Luca Beatrice
Leggi i suoi articoliNell’intervista, invero accomodante, di Olga Gambari a Marco Enrico Giacomelli quest’ultimo afferma: «[...] se il dibattito è vero e scientifico, si parte da idee e da nomi per poi controargomentare. Certo, parlo di Luca Beatrice, Angelo Crespi, Gabriele Simongini, per dire, che hanno posizioni tradizionaliste poco evolute, appartenenti a quel conservatorismo secolare che non condivido. Perché non lo facciamo? Perché non scriviamo più stroncature? È il solo modo per crescere, per uscire dal grande inner joke dentro cui viviamo».
Tradizionale e conservatore può darsi. Poco evoluto mi pare esagerato, se alla base della critica vi è un riferimento darwiniano. Sì, in effetti dal grillo parlante di giornata ci distanzia (credo di poter parlare anche per i colleghi Crespi e Simongini tirati in ballo) l’amore per l’opera che si realizza in una forma indipendentemente dal linguaggio (pittura, scultura, foto, video, installazione, design ecc.), rispetto all’intenzione dell’opera stessa che si agita nei collettivi ideologico-terzomondisti più alla moda e già dimenticati dopo l’ultima documenta.
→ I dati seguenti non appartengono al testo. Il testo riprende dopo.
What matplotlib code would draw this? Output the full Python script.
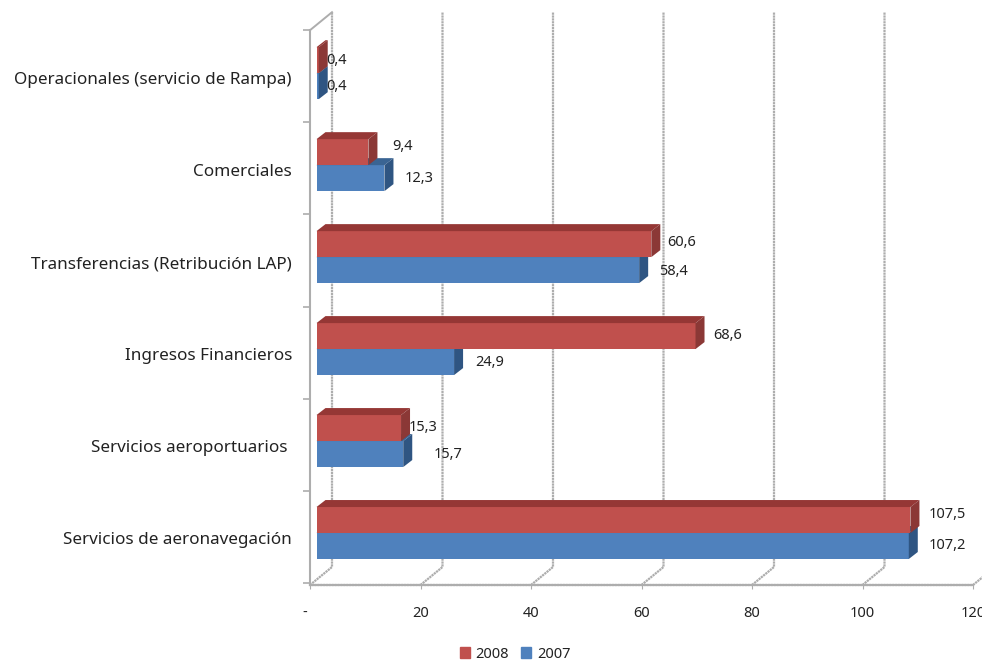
import matplotlib
matplotlib.use("Agg")
import matplotlib.pyplot as plt
from matplotlib.patches import Polygon, Patch
from matplotlib.transforms import Affine2D

plt.rcParams['font.family'] = ['Noto Sans', 'DejaVu Sans']

categorias = ['Servicios de aeronavegación', 'Servicios aeroportuarios ', 'Ingresos Financieros',
              'Transferencias (Retribución LAP)', 'Comerciales', 'Operacionales (servicio de Rampa)']
v2008 = [107.5, 15.3, 68.6, 60.6, 9.4, 0.4]
v2007 = [107.2, 15.7, 24.9, 58.4, 12.3, 0.4]
etiq2008 = ['107,5', '15,3', '68,6', '60,6', '9,4', '0,4']
etiq2007 = ['107,2', '15,7', '24,9', '58,4', '12,3', '0,4']
xticks = [0, 20, 40, 60, 80, 100, 120]
xlabels = ['-', '20', '40', '60', '80', '100', '120']

# separacion de las etiquetas respecto al final de la barra (px)
off2008 = [(18, 6), (8, 1), (18, 1), (16, 2), (24, 6), (8, 0)]
off2007 = [(20, 1), (30, 0), (21, 0), (20, -1), (20, 0), (8, 0)]

W, H = 982, 660
x0, x1 = 310, 973      # plano frontal, pixeles
ybot, ytop = 585, 30
ppu = (x1 - x0) / 120.0
ppc = 92.0             # pixeles por categoria
y_ini = -(585 - 533) / ppc
y_fin = y_ini + (ybot - ytop) / ppc

fig = plt.figure(figsize=(W / 100, H / 100), dpi=100)
ax = fig.add_axes([x0 / W, 1 - ybot / H, (x1 - x0) / W, (ybot - ytop) / H])
ax.set_xlim(0, 120)
ax.set_ylim(y_ini, y_fin)

gris = '#adadad'
punteado = (0, (1.0, 0.3))
pared_x = 22 / ppu
pared_y = 18 / ppc
# paredes y rejilla 3D
for t in xticks:
    ax.plot([t, t + pared_x, t + pared_x], [y_ini, y_ini + pared_y, y_fin + pared_y],
            color=gris, lw=1.6, ls=punteado, clip_on=False, zorder=1)
ax.plot([0, pared_x], [y_fin, y_fin + pared_y], color=gris, lw=1.4, clip_on=False, zorder=1)

inicio = 6.5 / ppu
alto = 26 / ppc
prof_x = 9 / ppu
prof_y = 7 / ppc


def barra(val, abajo, c_frente, c_arriba, c_lado):
    der = inicio + val
    arriba = abajo + alto
    ax.barh(abajo, val, height=alto, left=inicio, align='edge', color=c_frente, zorder=3)
    ax.add_patch(Polygon([(inicio, arriba), (inicio + prof_x, arriba + prof_y),
                          (der + prof_x, arriba + prof_y), (der, arriba)],
                         color=c_arriba, lw=0, zorder=3, clip_on=False))
    ax.add_patch(Polygon([(der, abajo), (der + prof_x, abajo + prof_y),
                          (der + prof_x, arriba + prof_y), (der, arriba)],
                         color=c_lado, lw=0, zorder=3, clip_on=False))


for i in range(len(categorias)):
    barra(v2007[i], i - alto, '#4f81bd', '#3a6493', '#2f5582')
    barra(v2008[i], i, '#c0504d', '#953735', '#8b3836')
    ax.annotate(etiq2008[i], (inicio + v2008[i], i + alto / 2), xytext=off2008[i],
                textcoords='offset pixels', fontsize=10.5, va='center', color='#222222', zorder=5)
    ax.annotate(etiq2007[i], (inicio + v2007[i], i - alto / 2), xytext=off2007[i],
                textcoords='offset pixels', fontsize=10.5, va='center', color='#222222', zorder=5)

for s in ['top', 'right']:
    ax.spines[s].set_visible(False)
ax.spines['left'].set_color(gris)
ax.spines['left'].set_linewidth(1.5)
ax.spines['bottom'].set_color(gris)
ax.spines['bottom'].set_linewidth(1.6)
ax.spines['bottom'].set_linestyle(punteado)

ax.set_xticks(xticks)
ax.set_xticklabels(xlabels, fontsize=10.5, color='#222222')
ax.tick_params(axis='x', length=3, color=gris, pad=12)
guion = ax.get_xticklabels()[0]
guion.set_transform(guion.get_transform() + Affine2D().translate(-5, 0))

# etiquetas de categoria y marcas en los limites
ax.set_yticks([i - 5 / ppc for i in range(len(categorias))])
ax.set_yticklabels(categorias, fontsize=12.3, color='#222222')
ax.tick_params(axis='y', which='major', length=0, pad=13)
ax.set_yticks([y_ini + 2 / ppc + k * 92.2 / ppc for k in range(7)], minor=True)
ax.tick_params(axis='y', which='minor', length=5, color=gris, width=1.2)

fig.legend(handles=[Patch(color='#c0504d', label='2008'), Patch(color='#4f81bd', label='2007')],
           loc='center', bbox_to_anchor=(515 / W, 1 - 654 / H), ncol=2, frameon=False,
           fontsize=10.5, handlelength=0.7, handleheight=0.7, handletextpad=0.4, columnspacing=0.8,
           labelcolor='#222222', borderpad=0)

fig.savefig('out.png', dpi=100)
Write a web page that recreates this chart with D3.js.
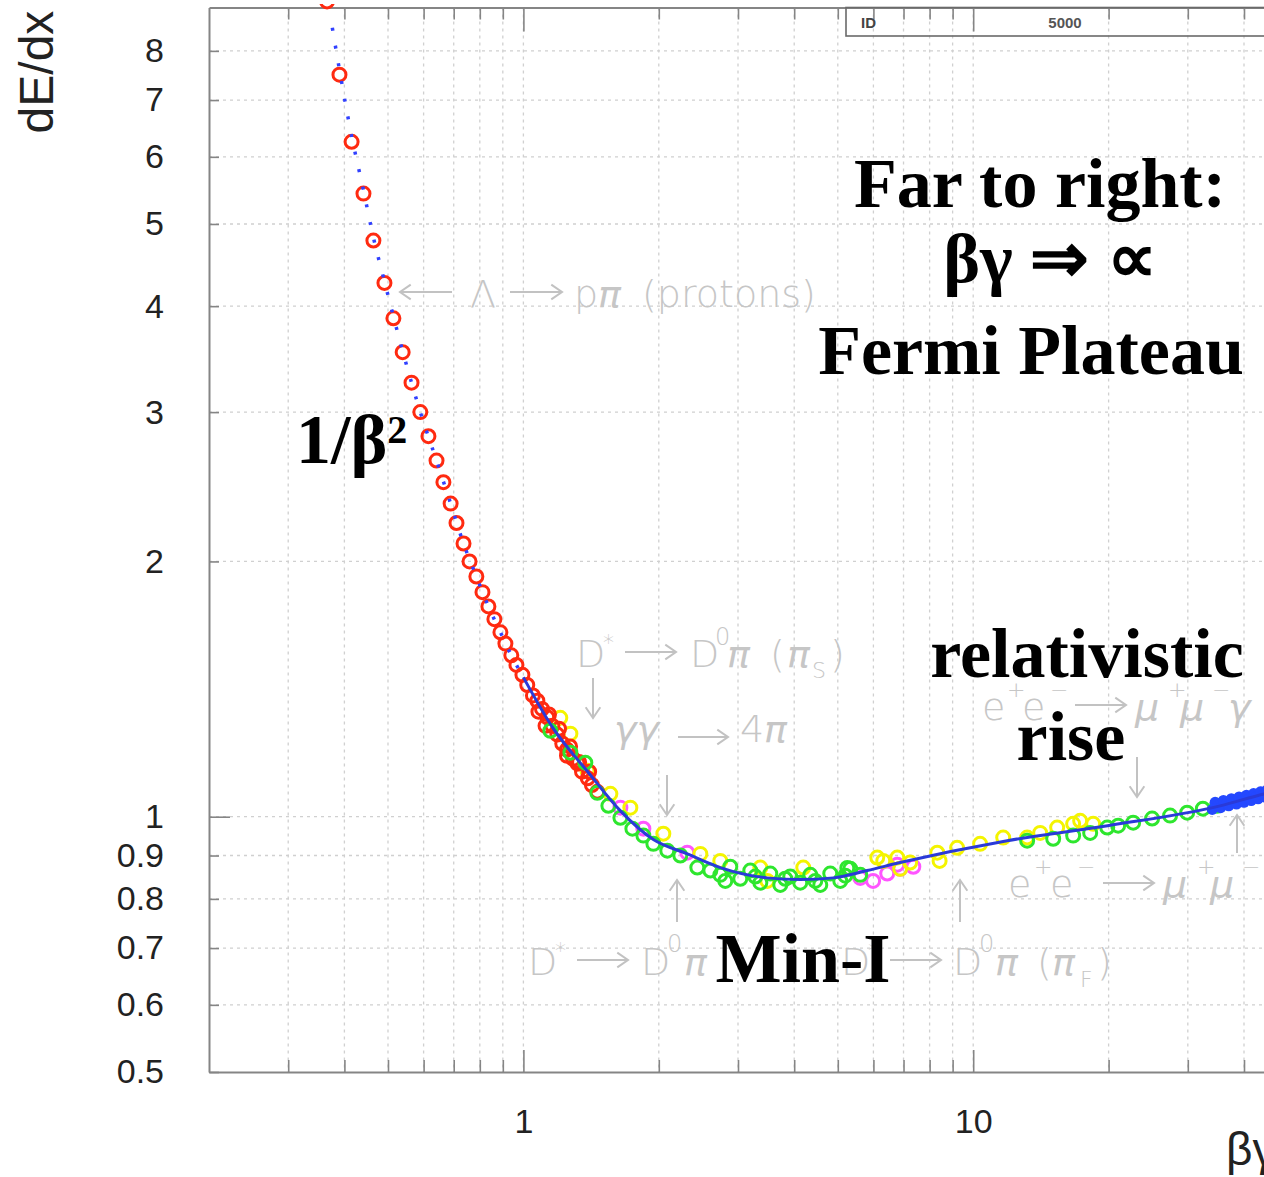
<!DOCTYPE html>
<html>
<head>
<meta charset="utf-8">
<script src="https://cdn.jsdelivr.net/npm/d3@7"></script>
<style>
body { margin: 0; background: #fff; }
svg { display: block; }
.axis path { stroke: #858585; stroke-width: 2; }
.axis line { stroke: #858585; stroke-width: 1.6; }
.grid line { stroke: #d0d0d0; stroke-width: 1.3; stroke-dasharray: 3,4; }
.tick-label { font-family: "Liberation Sans", Arial, sans-serif; font-size: 34px; fill: #222; }
.big { font-family: "Liberation Serif", "Times New Roman", serif; font-weight: bold; font-size: 70px; fill: #000; }
.note { font-family: "DejaVu Sans", sans-serif; font-weight: 200; font-size: 38px; fill: #c6c6c6; }
</style>
</head>
<body>
<div id="chart"></div>
<script>
// axis ticks / labels
var xGrid = [0.3,0.4,0.5,0.6,0.7,0.8,0.9,1,2,3,4,5,6,7,8,9,10,20,30,40,50,60,70,80,90];
var xLabels = [1, 10];
var yGrid = [0.6,0.7,0.8,0.9,1,2,3,4,5,6,7,8];
var yLabels = [0.5,0.6,0.7,0.8,0.9,1,2,3,4,5,6,7,8];

// protons (red)
var redBG = [0.366,0.390,0.415,0.441,0.464,0.491,0.514,0.539,0.564,0.590,0.615,0.641,0.664,0.689,0.710,0.736,0.759,0.786,0.811,0.836,0.862,0.889,0.912,0.940,0.965,0.995,1.02,1.05,1.074,1.10,1.13,1.16,1.19,1.22,1.25,1.29,1.32,1.35,1.39,1.42,1.46,1.08,1.14,1.20,1.27,1.33,1.40,1.12,1.25];
var redDE = [9.15,7.50,6.25,5.43,4.78,4.26,3.87,3.53,3.25,3.00,2.81,2.63,2.48,2.34,2.22,2.10,2.00,1.92,1.84,1.77,1.71,1.65,1.60,1.55,1.51,1.47,1.43,1.39,1.37,1.34,1.31,1.28,1.25,1.22,1.20,1.17,1.155,1.13,1.11,1.09,1.07,1.33,1.32,1.27,1.21,1.16,1.13,1.28,1.18];

// green
var greenBG = [1.148,1.272,1.373,1.460,1.545,1.643,1.747,1.848,1.945,2.089,2.233,2.436,2.604,2.74,2.884,3.035,3.195,3.363,3.539,3.725,3.92,4.126,4.343,4.571,4.811,5.064,5.33,5.61,2.811,3.278,3.821,4.456,5.195,5.25,13.18,15.06,16.68,18.2,19.86,21.0,22.68,24.99,27.4,29.9,32.4,34.85];
var greenDE = [1.263,1.190,1.158,1.067,1.030,0.997,0.968,0.950,0.929,0.912,0.900,0.871,0.864,0.854,0.873,0.845,0.864,0.836,0.857,0.831,0.850,0.836,0.854,0.831,0.857,0.840,0.868,0.854,0.840,0.850,0.845,0.840,0.852,0.870,0.937,0.942,0.950,0.957,0.971,0.976,0.984,0.995,1.003,1.011,1.022,1.030];

// yellow
var yellowBG = [1.208,1.272,1.388,1.561,1.729,2.047,2.474,2.74,3.363,3.485,4.19,6.12,6.31,6.78,7.24,8.32,9.21,10.36,11.66,13.18,14.09,15.37,16.68,17.29,18.48,6.88,8.42];
var yellowDE = [1.308,1.253,1.133,1.064,1.025,0.955,0.904,0.887,0.871,0.840,0.871,0.895,0.887,0.895,0.883,0.907,0.919,0.929,0.945,0.945,0.957,0.971,0.981,0.989,0.981,0.868,0.887];

// magenta
var magentaBG = [1.643,1.848,2.314,5.61,5.99,6.44,6.88,7.36,6.78];
var magentaDE = [1.025,0.968,0.907,0.847,0.840,0.857,0.868,0.873,0.878];

// blue cluster at high betagamma
var blueBG = [34.0,34.5,35.0,35.5,36.0,36.5,37.0,37.5,38.0,38.5,39.0,39.5,40.0,40.5,41.0,41.5,42.0,42.5,43.0,43.5,44.0,44.5,45.0,46.0,47.0];
var blueDE = [1.02,1.04,1.03,1.025,1.045,1.035,1.03,1.05,1.04,1.035,1.055,1.045,1.04,1.06,1.05,1.045,1.065,1.055,1.05,1.07,1.06,1.055,1.075,1.065,1.07];

// Bethe-Bloch fit curve
var fitBG = [0.376,0.39,0.415,0.441,0.464,0.491,0.514,0.539,0.564,0.59,0.641,0.689,0.736,0.786,0.836,0.889,0.94,1.0,1.166,1.39,1.643,1.945,2.314,2.74,3.48,4.13,4.89,5.81,6.88,11.9,19.9,35.4,44.3,60];
var fitDE = [8.52,7.6,6.35,5.48,4.82,4.28,3.89,3.54,3.25,3.00,2.63,2.34,2.10,1.92,1.77,1.65,1.55,1.46,1.27,1.13,1.016,0.94,0.904,0.871,0.847,0.843,0.847,0.864,0.883,0.937,0.976,1.030,1.064,1.10];

var width = 1264, height = 1177;

var svg = d3.select("#chart").append("svg")
    .attr("width", width)
    .attr("height", height);

var x = d3.scaleLog().domain([0.2, 100]).range([209, 1423]);
var y = d3.scaleLog().domain([0.5, 9]).range([1072, 7.5]);

function zip(a, b) { return a.map(function(v, i) { return [v, b[i]]; }); }

// grid
var grid = svg.append("g").attr("class", "grid");
grid.selectAll(".gx").data(xGrid).enter().append("line")
    .attr("x1", function(d) { return x(d); }).attr("x2", function(d) { return x(d); })
    .attr("y1", y(9)).attr("y2", y(0.5));
grid.selectAll(".gy").data(yGrid).enter().append("line")
    .attr("x1", x(0.2)).attr("x2", width)
    .attr("y1", function(d) { return y(d); }).attr("y2", function(d) { return y(d); });

// axes
var gx = svg.append("g").attr("class", "axis")
    .attr("transform", "translate(0," + y(0.5) + ")")
    .call(d3.axisBottom(x).tickValues(xGrid).tickSize(-12).tickSizeOuter(0).tickPadding(37)
      .tickFormat(function(d) { return xLabels.indexOf(d) >= 0 ? d : ""; }));
gx.selectAll(".tick line").filter(function(d) { return xLabels.indexOf(d) >= 0; }).attr("y2", -22);

var gt = svg.append("g").attr("class", "axis")
    .attr("transform", "translate(0," + y(9) + ")")
    .call(d3.axisTop(x).tickValues(xGrid).tickSize(-12).tickSizeOuter(0).tickFormat(""));
gt.selectAll(".tick line").filter(function(d) { return xLabels.indexOf(d) >= 0; }).attr("y2", 24);

var gy = svg.append("g").attr("class", "axis")
    .attr("transform", "translate(" + x(0.2) + ",0)")
    .call(d3.axisLeft(y).tickValues(yLabels).tickSize(-10).tickSizeOuter(0).tickPadding(45)
      .tickFormat(function(d) { return String(d); }));
gy.selectAll(".tick line").filter(function(d) { return d === 1; }).attr("x2", 21);

svg.selectAll(".axis text").attr("class", "tick-label");

// axis titles
svg.append("text").attr("class", "tick-label")
    .attr("transform", "translate(53,72) rotate(-90)")
    .attr("text-anchor", "middle")
    .style("font-size", "48px")
    .text("dE/dx");
svg.append("text").attr("class", "tick-label")
    .attr("x", 1226).attr("y", 1165)
    .style("font-size", "46px")
    .text("βγ");

// stats box
svg.append("rect").attr("x", 846).attr("y", 7.5).attr("width", 500).attr("height", 28.5)
    .attr("fill", "none").attr("stroke", "#6a6a6a").attr("stroke-width", 1.6);
svg.append("text").attr("x", 861).attr("y", 28).attr("font-family", "Liberation Sans, Arial, sans-serif")
    .attr("font-weight", "bold").attr("font-size", 15).attr("fill", "#444").text("ID");
svg.append("text").attr("x", 1065).attr("y", 28).attr("text-anchor", "middle")
    .attr("font-family", "Liberation Sans, Arial, sans-serif")
    .attr("font-weight", "bold").attr("font-size", 15).attr("fill", "#555").text("5000");

// grey sample annotations
var notes = svg.append("g");
function arrow(x1, y1, x2, y2) {
  var a = Math.atan2(y2 - y1, x2 - x1), h = 13;
  notes.append("path")
    .attr("d", "M" + x1 + "," + y1 + "L" + x2 + "," + y2 +
      "M" + (x2 - h * Math.cos(a - 0.6)) + "," + (y2 - h * Math.sin(a - 0.6)) + "L" + x2 + "," + y2 +
      "L" + (x2 - h * Math.cos(a + 0.6)) + "," + (y2 - h * Math.sin(a + 0.6)))
    .attr("fill", "none").attr("stroke", "#c2c2c2").attr("stroke-width", 2);
}
function note(px, py, s, size, italic) {
  var t = notes.append("text").attr("class", "note").attr("x", px).attr("y", py).text(s);
  if (size) t.style("font-size", size + "px");
  if (italic) t.style("font-style", "italic");
}

arrow(452, 292, 400, 292);
note(470, 307, "Λ");
arrow(510, 292, 562, 292);
note(574, 307, "p"); note(598, 307, "π", 0, true); note(642, 307, "(protons)");

note(576, 667, "D"); note(603, 650, "*", 22);
arrow(625, 652, 676, 652);
note(690, 667, "D"); note(715, 645, "0", 24); note(727, 667, "π", 0, true);
note(770, 667, "("); note(787, 667, "π", 0, true); note(812, 678, "S", 22); note(830, 667, ")");
arrow(593, 678, 593, 718);
note(614, 742, "γγ", 0, true);
arrow(678, 737, 728, 737);
note(740, 742, "4"); note(764, 742, "π", 0, true);
arrow(667, 775, 667, 815);

note(982, 720, "e"); note(1007, 697, "+", 22); note(1022, 720, "e"); note(1050, 697, "−", 22);
arrow(1075, 705, 1126, 705);
note(1135, 720, "μ", 0, true); note(1168, 697, "+", 22); note(1180, 720, "μ", 0, true); note(1212, 697, "−", 22);
note(1228, 720, "γ", 0, true);
arrow(1137, 757, 1137, 797);
arrow(1237, 853, 1237, 815);

arrow(677, 922, 677, 880);
arrow(960, 922, 960, 880);
note(528, 975, "D"); note(555, 958, "*", 22);
arrow(577, 960, 628, 960);
note(641, 975, "D"); note(667, 952, "0", 24); note(684, 975, "π", 0, true);
note(841, 975, "D"); note(868, 958, "*", 22);
arrow(890, 960, 941, 960);
note(953, 975, "D"); note(979, 952, "0", 24); note(995, 975, "π", 0, true);
note(1037, 975, "("); note(1052, 975, "π", 0, true); note(1080, 987, "F", 22); note(1097, 975, ")");

note(1008, 897, "e"); note(1034, 874, "+", 22); note(1050, 897, "e"); note(1077, 874, "−", 22);
arrow(1103, 883, 1154, 883);
note(1163, 897, "μ", 0, true); note(1197, 874, "+", 22); note(1210, 897, "μ", 0, true); note(1242, 874, "−", 22);

// data
svg.append("clipPath").attr("id", "plot-clip")
  .append("rect").attr("x", 209).attr("y", 4).attr("width", width - 209).attr("height", 1068);
var plot = svg.append("g").attr("clip-path", "url(#plot-clip)");

function circles(bg, de, color) {
  plot.append("g").selectAll("circle")
    .data(zip(bg, de))
    .enter().append("circle")
    .attr("cx", function(d) { return x(d[0]); })
    .attr("cy", function(d) { return y(d[1]); })
    .attr("r", 6.5)
    .attr("fill", "none")
    .attr("stroke", color)
    .attr("stroke-width", 3);
}
circles(magentaBG, magentaDE, "#ff55ff");
circles(yellowBG, yellowDE, "#f4f400");
circles(redBG, redDE, "#ff2a10");
circles(greenBG, greenDE, "#2ee62e");

plot.append("g").selectAll("circle")
  .data(zip(blueBG, blueDE))
  .enter().append("circle")
  .attr("cx", function(d) { return x(d[0]); })
  .attr("cy", function(d) { return y(d[1]); })
  .attr("r", 5.5)
  .attr("fill", "#2448ff");

var fit = zip(fitBG, fitDE);
var line = d3.line()
  .x(function(d) { return x(d[0]); })
  .y(function(d) { return y(d[1]); })
  .curve(d3.curveMonotoneX);
plot.append("path")
  .datum(fit.filter(function(d) { return d[0] <= 1.0; }))
  .attr("d", line)
  .attr("fill", "none").attr("stroke", "#3040ff").attr("stroke-width", 3.5)
  .attr("stroke-dasharray", "3,15");
plot.append("path")
  .datum(fit.filter(function(d) { return d[0] >= 1.0; }))
  .attr("d", line)
  .attr("fill", "none").attr("stroke", "#2a3ad8").attr("stroke-width", 3);

// bold annotations
function big(px, py, s, anchor) {
  return svg.append("text").attr("class", "big").attr("x", px).attr("y", py)
    .attr("text-anchor", anchor || "middle").text(s);
}
big(1040, 207, "Far to right:");
big(1050, 282, "βγ ⇒ ∝");
big(1031, 374, "Fermi Plateau");
var beta = big(296, 463, "1/β", "start");
beta.append("tspan").attr("dy", -20).style("font-size", "40px").text("2");
big(1087, 677, "relativistic");
big(1071, 760, "rise");
big(803, 982, "Min-I");
</script>
</body>
</html>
A noi piace ciò che si conserva nei musei, nelle collezioni, si vende nelle fiere e forse si studierà sui libri di storia dell’arte. Ci è invece indifferente il chiacchiericcio a la page per sentirsi nello spirito dei tempi, soprattutto per chi, non più giovane, si è dimenticato di aver tracciato una propria proposta militante e ora la rincorre affannosamente, consapevole di aver perso tempo.
C’è un vizio di forma in questo breve dialogo: possibile che l’unico candidato ideale a dirigere la Biennale sia proprio quel Marco Scotini direttore della scuola in cui il nostro lavora? Non è dichiarazione troppo di parte? Su una cosa, invece, ha ragione: si fanno poche stroncature. Ecco, cominciamo da lui, esemplare tiepidino della critica oggi in Italia, che non ha lasciato segni né con saggi, né con mostre, né con attività giornalistica, eppure riesce a trovare il tempo di bollare con aggettivi poco eleganti e inopportuni chi lavora da decenni.